- Karunanidhi, whom Lankan Tamils had for the last 3 years seen as a betrayer, is trying to redeem himself in their eyes
- At the TESO conference he organised last week, he said his calling off the 2009 fast was owing to his being misled
- The conference resolved to call on the Sri Lankan government to protect Tamil culture and assure Tamils there lives of dignity
- It also resolved to ask India to move UN for Sri Lankan Tamils’ right to political self-determination
Touched though it was by controversy, the TESO conference held last week turned out to be a
heartwarming event for DMK chief M. Karunanidhi. The 88-year-old veteran has had bad times since 2011: first his party was badly beaten in the assembly elections; then his daughter Kanimozhi, entangled in the 2G scam, was incarcerated. The Tamil Eelam Supporters’ Organisation conference, which he organised in the face of opposition from the J. Jayalalitha government, once again gave him an opportunity to proclaim himself a stout champion of Sri Lankan Tamils.
It’s a cause his rhetoric has always been loud on, but over the last three years, Sri Lankan Tamils have been wondering if there was any substance to it. In 2009, the Lankan army swept rebel strongholds in an assault that left LTTE chief V. Prabhakaran dead. The military action also killed some 40,000 Tamil civilians, and this was widely described as genocidal. Some videos that surfaced later showed Sri Lankan soldiers shooting dead young Tamil rebels who had been stripped and bound hand and foot. Karunanidhi had protested the army operation with a fast. His party had threatened to withdraw from the UPA government at the Centre if it did not adopt a resolution against Sri Lanka at the United Nations. Instead, he had ended his breakfast-to-lunch fast.
At the closed-door session of the conference, Karunanidhi claimed the Sri Lankan government had cheated the world saying hostilities had ended, and he’d been misled: “Based on the Lankan statement, the MEA issued a statement, a copy of which was sent to me at the fasting site.” It is not clear if this has passed muster, but the 14 resolutions adopted at the conference were probably aimed at boosting his credentials with Sri Lankan Tamils. Among them is one asking the Sri Lankan government to protect Tamil culture and language, ensure facilities for Tamil refugees and ensure the safety of Indian fishermen. Another demanded that India adopt a resolution at the UN that Tamils on the island be given full rights, including that to decide their own political future.

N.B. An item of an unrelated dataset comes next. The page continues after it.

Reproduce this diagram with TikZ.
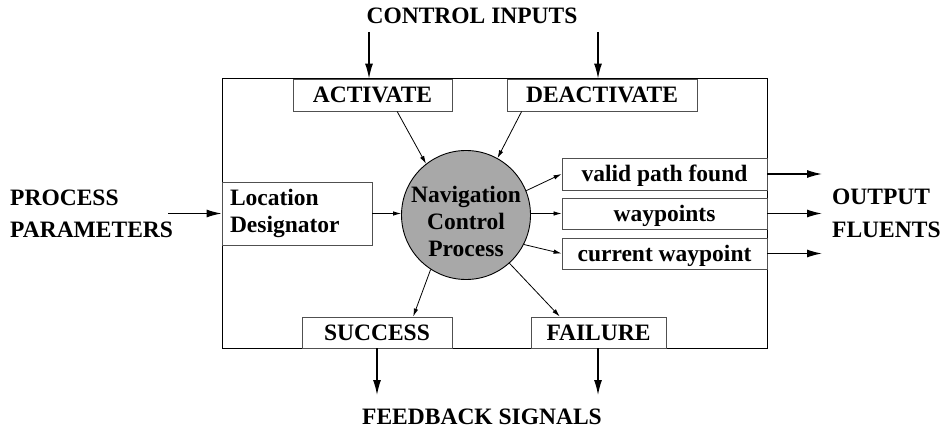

Fr Jegath Casper Raj, a rights activist, says it was Karunanidhi who started the debate on the Lankan Tamils issue and then let them down. “Even so, a fresh beginning has been made,” says Fr Raj. “Kalaignar has come with a vision, but has not given us a roadmap. But if he can begin to act on the resolutions adopted, he will have a chance to redeem himself in Tamils’ eyes.”
The conference, before it was finally held, ran into trouble both with the state government and the Centre. Chief minister J. Jayalalitha had tried to put a spanner in the works by denying permission to hold the conference at the ymca grounds. The high court, however, allowed the conference, ignoring the government counsel’s plea that it was feared that terrorists and LTTE cadres would be attending it. The Centre insisted that the word ‘Eelam’ be dropped, but then let it be. Karunanidhi had argued that the term was used in Tamil literature as early as 2,000 years ago; all the same, during the conference he was mindful of the Centre’s diktat that no resolution about the formation of an Eelam that would interefere with the sovereignty of a nation be adopted. He justified this before delegates saying, “My explanation is: our first priority is to nurse the wounds suffered by the Tamils. Following this, within my lifetime, I will struggle to realise my dream with all of you.” Equivocation, after all, has always been his weapons of choice.